My friend Kyle wrote a piece for the Osgoode Law School newspaper Obiter Dicta last week, talking about the benefits of returning to practice law in St John’s. It was an entertaining piece, and while I didn’t (nor have I ever) respected the bad jokes Kyle threw in his article, I do respect his position. He always states it well, and there’s a particular realism to his patriotism that I think is at the centre of why I can tolerate it.
I find Newfoundland patriotism slightly distasteful and a little deluded. Visiting a couple of weeks ago, my mother joked about a popular documentary that examined what an economic powerhouse Newfoundland could have been if we had maintained national independence in the 1930s. The contrast case was an everlasting boom that would never run into a money problem ever again: Iceland. This is the kind of delusion that annoys me about contemporary Newfoundland patriotism.

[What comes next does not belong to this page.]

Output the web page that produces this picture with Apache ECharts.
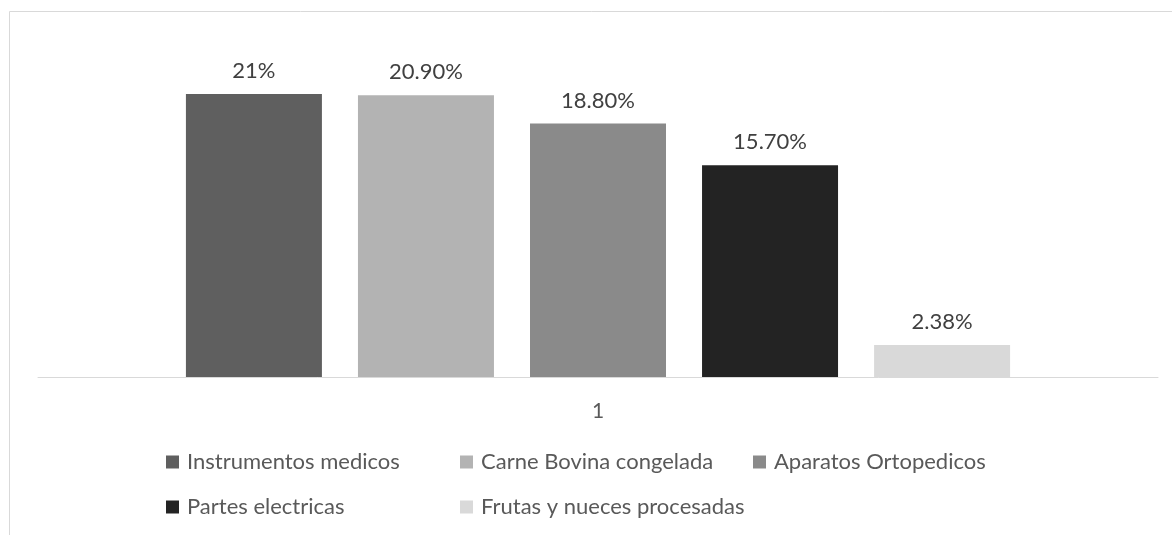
<!DOCTYPE html>
<html>
<head>
<meta charset="utf-8">
<script src="https://cdn.jsdelivr.net/npm/echarts@6/dist/echarts.min.js"></script>
<style>
  html, body { margin: 0; padding: 0; background: #fff; }
  #chart { width: 1172px; height: 535px; }
</style>
</head>
<body>
<div id="chart"></div>
<script>
// data
const categories = ["1"];
const seriesNames = [
  "Instrumentos medicos",
  "Carne Bovina congelada",
  "Aparatos Ortopedicos",
  "Partes electricas",
  "Frutas y nueces procesadas",
];
const seriesValues = [21, 20.9, 18.8, 15.7, 2.38];
const valueLabels = ["21%", "20.90%", "18.80%", "15.70%", "2.38%"];
const seriesColors = ["#5f5f5f", "#b3b3b3", "#8a8a8a", "#232323", "#d9d9d9"];

// legend is laid out in a 3-column grid like the original
const legendPos = [
  { left: 166, top: 451 },
  { left: 460, top: 451 },
  { left: 753, top: 451 },
  { left: 166, top: 496 },
  { left: 460, top: 496 },
];

const font = "Lato, 'Open Sans', sans-serif";

const chart = echarts.init(document.getElementById("chart"));

const option = {
  animation: false,
  textStyle: { fontFamily: font },
  graphic: [
    {
      type: "rect",
      shape: { x: 9.5, y: 11.5, width: 1200, height: 600 },
      style: { fill: "none", stroke: "#d9d9d9", lineWidth: 1 },
      silent: true,
    },
  ],
  grid: {
    left: 38,
    right: 14,
    top: 40,
    bottom: 158,
  },
  legend: seriesNames.map((name, i) => ({
    data: [name],
    left: legendPos[i].left,
    top: legendPos[i].top,
    icon: "rect",
    itemWidth: 13,
    itemHeight: 13,
    itemGap: 7,
    padding: 0,
    selectedMode: false,
    textStyle: { fontSize: 22, color: "#595959", fontFamily: font, padding: [0, 0, 0, 3] },
  })),
  xAxis: {
    type: "category",
    data: categories,
    axisLine: { lineStyle: { color: "#d9d9d9", width: 1 } },
    axisTick: { show: false },
    axisLabel: { color: "#595959", fontSize: 21, margin: 24, fontFamily: font },
  },
  yAxis: {
    type: "value",
    min: 0,
    max: 25,
    show: false,
    splitLine: { show: false },
  },
  series: seriesNames.map((name, i) => ({
    name: name,
    type: "bar",
    data: [seriesValues[i]],
    barWidth: 136,
    barGap: "26.5%",
    itemStyle: { color: seriesColors[i] },
    label: {
      show: true,
      position: "top",
      distance: 12,
      color: "#404040",
      fontSize: 22,
      fontFamily: font,
      formatter: () => valueLabels[i],
    },
  })),
};

chart.setOption(option);
</script>
</body>
</html>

But Kyle’s piece centred on aspects of life in St John’s that don’t have the outsized ambition that some of the more naive patriots in the old country have displayed. The lifestyle is relaxed; the people are friendly; the rent is cheap; in the particular case of lawyers, law firms compete to attract students, instead of more frequently the other way around. A lawyer working in St John’s can be more of a community practitioner, instead of a faceless corporate shill. I know most people in law school actually want to be corporate shills. But Kyle is that most rare of law students: he’s actually a very nice person.
This is actually a more personal post on what I found when I returned to St John’s this time. For the first time, it was not because of a special event. It wasn’t Xmas, which I spent in Hamilton for the first time this year. When I went to St John’s this summer, it was for my friends’ wedding, which dominated my time there. This was just midterm break and a relatively cheap direct flight from Toronto. I would have to make my own fun.
I actually found a city that was starting to become distasteful. Ugly box stores were dominating the architecture of the old-growth suburb where I grew up. A very sketchily arranged Burger King was slated to be built within twenty feet of my mother’s condominium complex, ruining the atmosphere with its terrible smell and constant traffic. Hava Java, the legendary coffeeshop that was the centrepiece of the city’s hipster, art, and music communities, was leaving its classic location, forced out by a new building owner who wanted to install office space in the building. He had already forced St John’s’ only gay bar to close the previous Xmas. Some of my friends were doing well, and some of them were stuck in ruts. I hated to see it all.
So I returned to Hamilton, a cheap Ontario steeltown with a bad reputation and an endemic recession, feeling optimistic about where I lived, and much more hopeful for my future outside St John’s than I am for the city itself. My friend Elsa made this movie about it a little while ago, and it reminds me of a city that I’m not sure ever existed.